It’s not just housing permits that are dramatically down in the Denver-area, as I reported in an earlier blog.
Only 438 permits for apartments were issued in the first nine months, an 84.8 percent drop from the 2,885 permits issued in the first nine months of 2008, according to the most recent data from the Home Builders Association of Metro Denver.
Indeed, the percentage drop for apartments is almost twice the 44 percent drop for single-family homes.
But unlike housing, this is not a record-low number of permits issued for apartments. That occurred in 1991, when a mere 208 permits were issued for the entire year. And in 2005, only 406 permits were issued for the entire year.

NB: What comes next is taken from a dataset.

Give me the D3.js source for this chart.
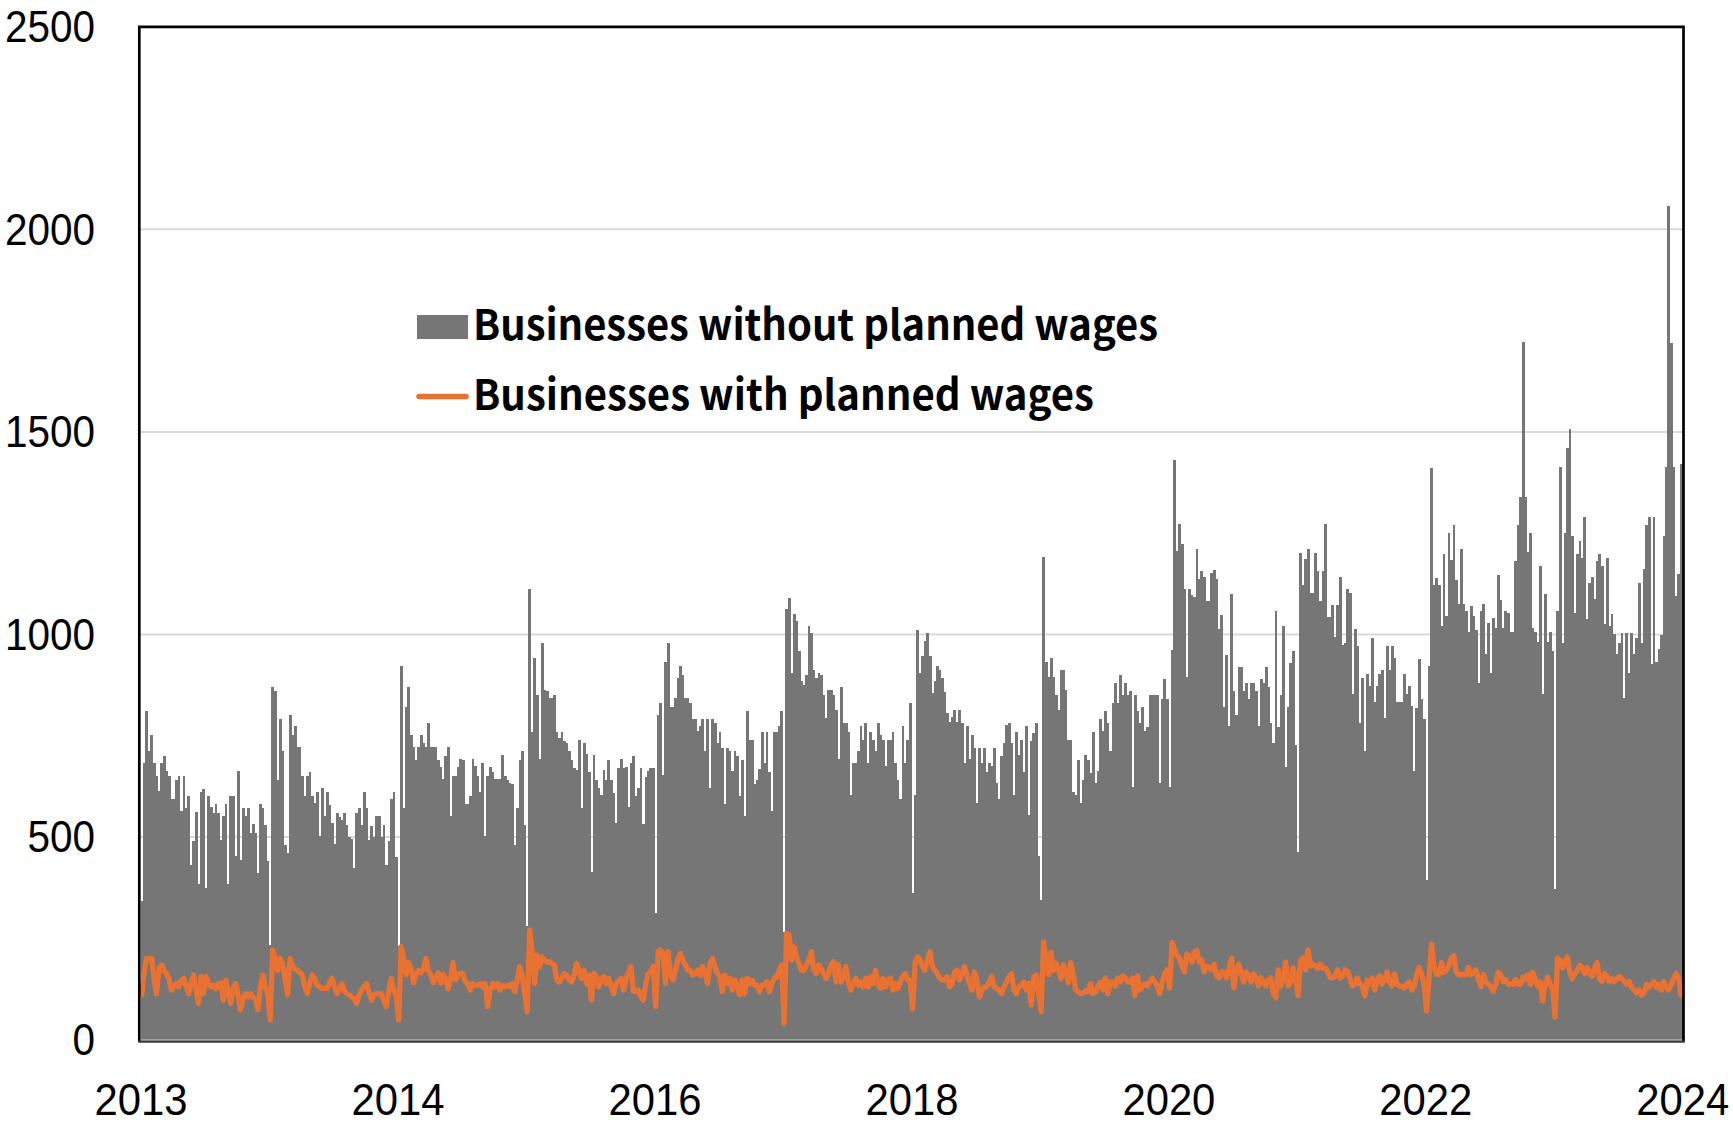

Roger Reinhardt, executive vice president of the HBA of Metro Denver, noted that more than 23,000 permits were issued from 2000 to 2002,.
“Clearly, apartment became over-built during the cycle, so it is not unusual for apartment construction to drop way back after that happens,” Reinhardt said.
One of the reasons developers pulled so many permits during that era was that they feared that voters would approve an anti-growth Constitutional Amendment that would erect a giant legal roadblock to construction, and they wanted to get their permits pulled in advance. Amendment 24, the anti-growth measure, failed in 2000, leaving too many apartments being built for the demand.
Steven Rahe, an apartment broker who is a senior vice president at Grubb & Ellis, is thrilled that building permits are at such a low level this year.
“If you had told me at the beginning of the year that we would see 1,000 or fewer permits pulled for apartment units in all of 2009, I would have been impressed and delighted,” Rahe said. “It is a good thing for the market and existing landlords.”
The HBA data shows that permits were pulled for 168 permits in Denver, down from 1,906 during the first nine months of 2008; 166 units in Littleton; 96 units in Lafayette and eight units in Boulder.
Rahe said the numbers are so small they are probably all affordable and tax-credit deals. It’s also almost impossible to get financing for market-rate units in this lending environment.
Ryan McMaken, spokesman for the Colorado Division of Housing, said the low number of permits being pulled is not surprising.
“But I keep thinking about the 35,000 households being created each year,” McMaken said. “At some point, we are going to have a shortage of apartment units, especially affordable units. There clearly is going to be a need for more affordable units going forward.”